L’abisso Sud. Un dato, su tutti, desta l’allarme degli analisti: l’allarmante e permanente divario tra Nord e Sud del Paese in tema di salute della popolazione. Basti guardare al gap sulla speranza di vita sana: dai 70 anni di Bolzano si crolla ai 50 della Calabria. Una differenza incredibile di 20 anni. E se la forbice fra i due estremi è enorme, in generale il divario Nord-Sud spezza a metà il Paese: la speranza di vita media in buona salute è di quasi 60 anni al Nord e di 56 al Sud, si spiega nel report che dal 2000 monitora i cambiamenti in atto nelle politiche sanitarie e nel management delle aziende sanitarie pubbliche e private. Anche l’autopercezione del proprio stato di salute da parte dei malati cronici suona lo stesso campanello d’allarme: al Nord il 49,6% dei cronici si percepisce in buona salute, al Sud la percentuale scende al 36,6%. E ad aggravare questa iniquità geografica c’è anche la spesa sanitaria privata delle famiglie: la Lombardia, con 752 euro per abitante, registra valori più che doppi rispetto alla Campania, con 303 euro.

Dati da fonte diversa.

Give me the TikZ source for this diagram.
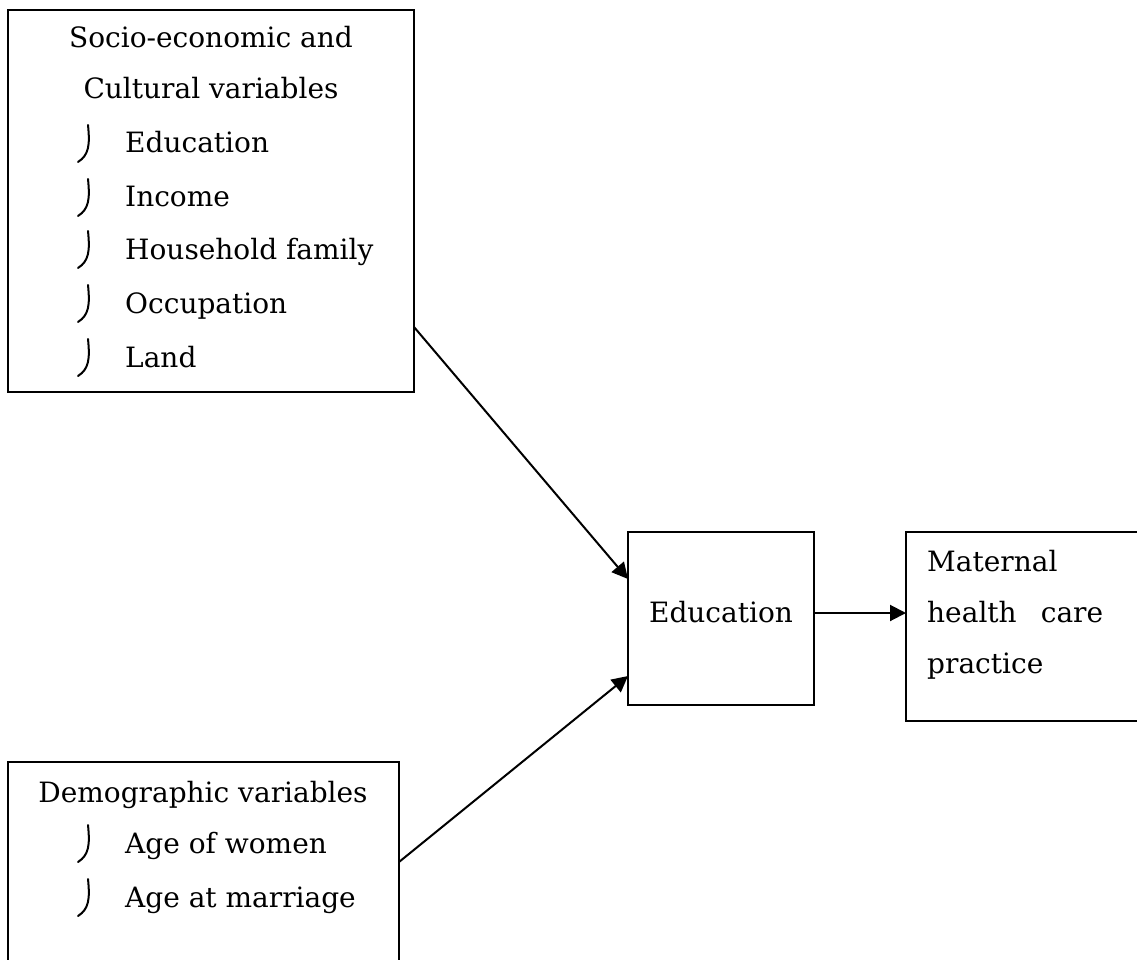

Il vuoto di assistenza. L’Italia invecchia e ha a che fare con l’età anche il tallone d’Achille della sanità pubblica, che rischia di cadere proprio sull’assistenza di lungo termine e sulla cronicità. Nel Paese si contano 2,8 milioni di anziani non autosufficienti, e i 270mila posti letto dedicati (sociosanitari residenziali pubblici o privati accreditati) coprono meno del 10% del fabbisogno. Le cure domiciliari risultano «largamente insufficienti a colmare il vuoto», riducendosi in media a 17 ore per paziente preso in carico. Sono allora le famiglie ad auto-organizzarsi, o attraverso un impegno diretto nella cura del proprio caro o con l’aiuto di un caregiver informale, una badante, oppure ricorrendo al ricovero sociosanitario in regime di solvenza completa. E in questo quadro il Sud, già penalizzato, è del tutto dimenticato.

Camici grigi. Con la popolazione, poi, invecchiano i medici e gli strumenti: in Italia il 52% dei medici ha più di 55 anni, contro il 13% del Regno Unito o il 43% della Germania. E se è vero che nel 2016 il Servizio sanitario nazionale ha speso 115,8 miliardi di euro (una cifra in crescita dell’1,1% sul 2015, e che è aumentata in media dello 0,7% l’anno tra il 2010 e il 2016) il report rileva che «la spesa per il personale è diminuita di 6 punti tra il 2010 e il 2016, con la conseguente allarmante crescita dell’età media degli operatori». Di più: nel complesso la spesa per beni e servizi, pari al 33,6% del totale, supera quella del personale (29,7%). Sul fronte dei medici si contano poi il doppio dei candidati rispetto ai contratti finanziati (13.802 contro 6.725), mentre gli infermieri sono la metà rispetto a quelli presenti in Germania, tanto per fare un altro paragone. Sei ogni mille abitanti: pensando alla mancanza di assistenza ai malati cronici, davvero troppo pochi.